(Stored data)
***
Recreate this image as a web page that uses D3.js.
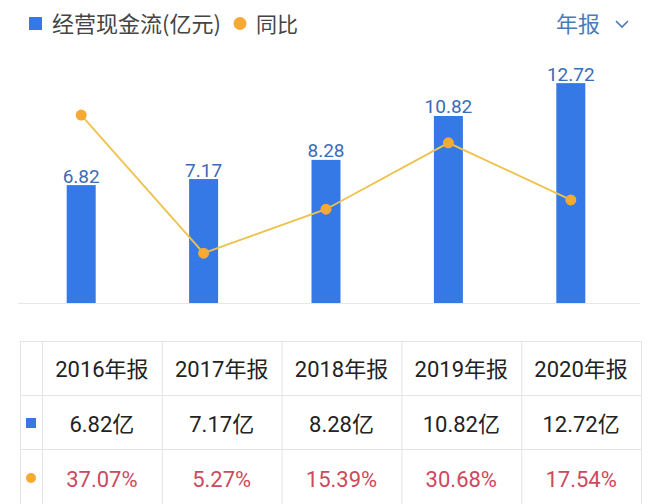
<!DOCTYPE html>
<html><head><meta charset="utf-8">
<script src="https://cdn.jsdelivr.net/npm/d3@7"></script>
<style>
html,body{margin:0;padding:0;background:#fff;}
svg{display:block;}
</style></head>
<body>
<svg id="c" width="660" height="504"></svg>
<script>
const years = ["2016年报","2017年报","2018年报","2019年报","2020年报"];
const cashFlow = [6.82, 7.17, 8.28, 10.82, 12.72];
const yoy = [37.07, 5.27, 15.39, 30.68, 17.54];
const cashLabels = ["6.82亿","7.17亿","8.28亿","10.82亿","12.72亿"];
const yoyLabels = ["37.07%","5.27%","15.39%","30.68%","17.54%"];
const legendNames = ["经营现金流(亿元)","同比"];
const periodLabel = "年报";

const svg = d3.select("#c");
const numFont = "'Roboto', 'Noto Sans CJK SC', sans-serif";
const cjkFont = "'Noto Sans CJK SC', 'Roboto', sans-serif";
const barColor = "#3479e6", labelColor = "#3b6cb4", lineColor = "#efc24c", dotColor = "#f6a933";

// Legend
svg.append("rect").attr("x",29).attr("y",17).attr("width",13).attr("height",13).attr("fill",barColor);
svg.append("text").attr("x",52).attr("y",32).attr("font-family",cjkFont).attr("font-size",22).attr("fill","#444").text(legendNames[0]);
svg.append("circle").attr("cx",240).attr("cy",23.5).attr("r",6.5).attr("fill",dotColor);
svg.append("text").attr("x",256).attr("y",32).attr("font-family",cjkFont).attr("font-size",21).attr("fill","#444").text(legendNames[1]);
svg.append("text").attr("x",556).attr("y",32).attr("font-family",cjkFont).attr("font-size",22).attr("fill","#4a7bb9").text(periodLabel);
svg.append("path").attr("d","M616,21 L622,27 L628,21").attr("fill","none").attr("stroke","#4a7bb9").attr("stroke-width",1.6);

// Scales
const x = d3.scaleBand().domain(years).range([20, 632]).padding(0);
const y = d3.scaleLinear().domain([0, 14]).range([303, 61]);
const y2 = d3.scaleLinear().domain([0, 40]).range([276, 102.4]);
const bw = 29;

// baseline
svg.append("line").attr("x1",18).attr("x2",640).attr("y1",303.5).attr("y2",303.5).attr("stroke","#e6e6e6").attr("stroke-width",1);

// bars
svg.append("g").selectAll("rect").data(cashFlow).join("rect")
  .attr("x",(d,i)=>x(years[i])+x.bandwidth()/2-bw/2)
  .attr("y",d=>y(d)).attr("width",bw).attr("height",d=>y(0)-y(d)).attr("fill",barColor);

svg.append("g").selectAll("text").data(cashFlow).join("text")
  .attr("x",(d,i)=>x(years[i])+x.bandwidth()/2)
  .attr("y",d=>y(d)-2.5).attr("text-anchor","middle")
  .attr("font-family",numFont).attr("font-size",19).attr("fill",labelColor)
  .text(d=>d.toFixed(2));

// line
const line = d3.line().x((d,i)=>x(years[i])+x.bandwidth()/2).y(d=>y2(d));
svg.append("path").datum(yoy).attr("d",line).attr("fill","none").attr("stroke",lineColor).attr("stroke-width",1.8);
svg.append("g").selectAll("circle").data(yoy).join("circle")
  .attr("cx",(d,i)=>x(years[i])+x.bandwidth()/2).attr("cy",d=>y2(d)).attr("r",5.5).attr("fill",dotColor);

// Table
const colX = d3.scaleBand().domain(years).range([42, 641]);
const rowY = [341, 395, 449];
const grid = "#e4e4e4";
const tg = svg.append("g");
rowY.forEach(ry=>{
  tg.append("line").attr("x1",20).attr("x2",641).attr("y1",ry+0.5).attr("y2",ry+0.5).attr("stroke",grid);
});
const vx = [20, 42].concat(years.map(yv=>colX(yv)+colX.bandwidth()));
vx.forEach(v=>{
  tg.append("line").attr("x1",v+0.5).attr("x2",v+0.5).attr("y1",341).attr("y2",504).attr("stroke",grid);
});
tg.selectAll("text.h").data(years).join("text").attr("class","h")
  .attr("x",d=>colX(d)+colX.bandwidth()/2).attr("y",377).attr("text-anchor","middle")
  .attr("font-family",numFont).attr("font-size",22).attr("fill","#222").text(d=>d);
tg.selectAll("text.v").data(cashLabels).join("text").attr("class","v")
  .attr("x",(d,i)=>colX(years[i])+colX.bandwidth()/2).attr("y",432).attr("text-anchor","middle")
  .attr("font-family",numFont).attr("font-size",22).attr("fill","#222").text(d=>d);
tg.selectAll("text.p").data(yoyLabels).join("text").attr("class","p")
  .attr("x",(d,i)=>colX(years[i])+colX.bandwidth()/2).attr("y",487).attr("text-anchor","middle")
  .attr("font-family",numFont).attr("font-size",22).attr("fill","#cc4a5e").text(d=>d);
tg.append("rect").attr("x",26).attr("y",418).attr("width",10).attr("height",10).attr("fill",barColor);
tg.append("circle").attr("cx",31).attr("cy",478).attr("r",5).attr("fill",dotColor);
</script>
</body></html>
***
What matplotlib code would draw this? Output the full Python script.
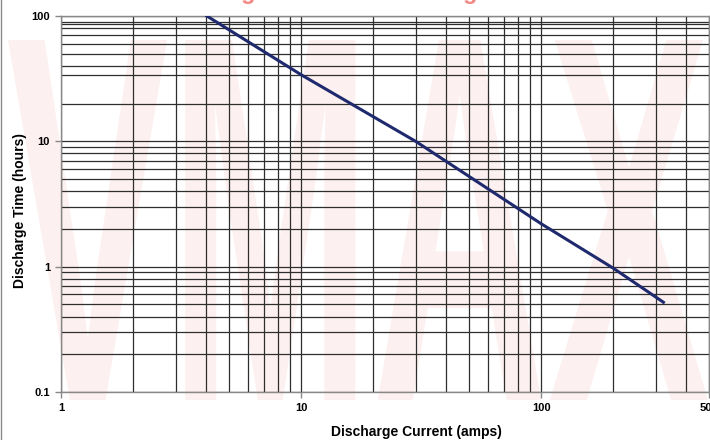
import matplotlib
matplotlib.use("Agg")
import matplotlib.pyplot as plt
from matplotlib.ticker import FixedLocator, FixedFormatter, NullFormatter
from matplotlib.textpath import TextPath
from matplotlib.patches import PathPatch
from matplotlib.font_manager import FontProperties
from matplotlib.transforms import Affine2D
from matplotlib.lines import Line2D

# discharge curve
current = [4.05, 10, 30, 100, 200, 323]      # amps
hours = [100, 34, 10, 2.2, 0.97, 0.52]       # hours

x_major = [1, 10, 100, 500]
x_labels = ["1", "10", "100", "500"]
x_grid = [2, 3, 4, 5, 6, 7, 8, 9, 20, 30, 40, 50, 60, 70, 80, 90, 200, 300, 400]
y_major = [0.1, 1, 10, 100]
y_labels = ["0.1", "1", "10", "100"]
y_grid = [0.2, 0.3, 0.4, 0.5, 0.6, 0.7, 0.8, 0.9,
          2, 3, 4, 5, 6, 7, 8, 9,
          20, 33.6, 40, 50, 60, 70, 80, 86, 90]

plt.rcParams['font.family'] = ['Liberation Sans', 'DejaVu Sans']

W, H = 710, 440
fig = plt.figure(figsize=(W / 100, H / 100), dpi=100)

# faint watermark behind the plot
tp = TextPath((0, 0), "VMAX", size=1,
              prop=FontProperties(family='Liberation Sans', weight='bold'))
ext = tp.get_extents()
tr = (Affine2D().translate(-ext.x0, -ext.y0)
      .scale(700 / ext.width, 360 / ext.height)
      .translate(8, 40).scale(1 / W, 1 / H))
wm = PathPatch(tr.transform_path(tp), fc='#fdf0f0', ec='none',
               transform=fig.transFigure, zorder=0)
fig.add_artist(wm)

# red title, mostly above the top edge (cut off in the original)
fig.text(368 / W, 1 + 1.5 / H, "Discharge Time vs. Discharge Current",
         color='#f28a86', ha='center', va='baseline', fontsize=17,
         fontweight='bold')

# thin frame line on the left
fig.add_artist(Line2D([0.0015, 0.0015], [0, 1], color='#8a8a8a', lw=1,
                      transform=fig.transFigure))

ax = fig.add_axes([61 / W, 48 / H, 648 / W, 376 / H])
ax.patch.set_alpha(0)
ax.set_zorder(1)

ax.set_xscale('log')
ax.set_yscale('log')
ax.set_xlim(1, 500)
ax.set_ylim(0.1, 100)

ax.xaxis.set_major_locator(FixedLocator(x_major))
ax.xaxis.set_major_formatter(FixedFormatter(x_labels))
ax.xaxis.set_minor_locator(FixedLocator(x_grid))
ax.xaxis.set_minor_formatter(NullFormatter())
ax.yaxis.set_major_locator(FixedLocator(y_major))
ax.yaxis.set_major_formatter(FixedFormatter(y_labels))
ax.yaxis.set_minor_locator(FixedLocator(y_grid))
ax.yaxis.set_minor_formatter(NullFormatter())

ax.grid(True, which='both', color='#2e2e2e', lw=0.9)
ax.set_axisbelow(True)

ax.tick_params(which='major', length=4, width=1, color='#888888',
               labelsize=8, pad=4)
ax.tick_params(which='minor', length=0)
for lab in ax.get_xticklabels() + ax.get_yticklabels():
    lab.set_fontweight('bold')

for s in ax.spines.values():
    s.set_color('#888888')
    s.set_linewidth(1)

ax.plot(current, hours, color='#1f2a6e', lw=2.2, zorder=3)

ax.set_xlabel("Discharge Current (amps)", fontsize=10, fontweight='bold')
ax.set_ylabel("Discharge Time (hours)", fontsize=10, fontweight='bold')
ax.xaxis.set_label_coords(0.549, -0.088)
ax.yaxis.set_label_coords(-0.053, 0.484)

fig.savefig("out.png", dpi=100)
***
DIRECTIONS: Transcribe only the lines above that start at the line containing "What matplotlib code" and end at the line containing "hours = [100, 34, 10, 2.2, 0.97, 0.52]". Omit pictures.

SOLUTION TO THIS TASK:
What matplotlib code would draw this? Output the full Python script.
import matplotlib
matplotlib.use("Agg")
import matplotlib.pyplot as plt
from matplotlib.ticker import FixedLocator, FixedFormatter, NullFormatter
from matplotlib.textpath import TextPath
from matplotlib.patches import PathPatch
from matplotlib.font_manager import FontProperties
from matplotlib.transforms import Affine2D
from matplotlib.lines import Line2D

# discharge curve
current = [4.05, 10, 30, 100, 200, 323]      # amps
hours = [100, 34, 10, 2.2, 0.97, 0.52]       # hours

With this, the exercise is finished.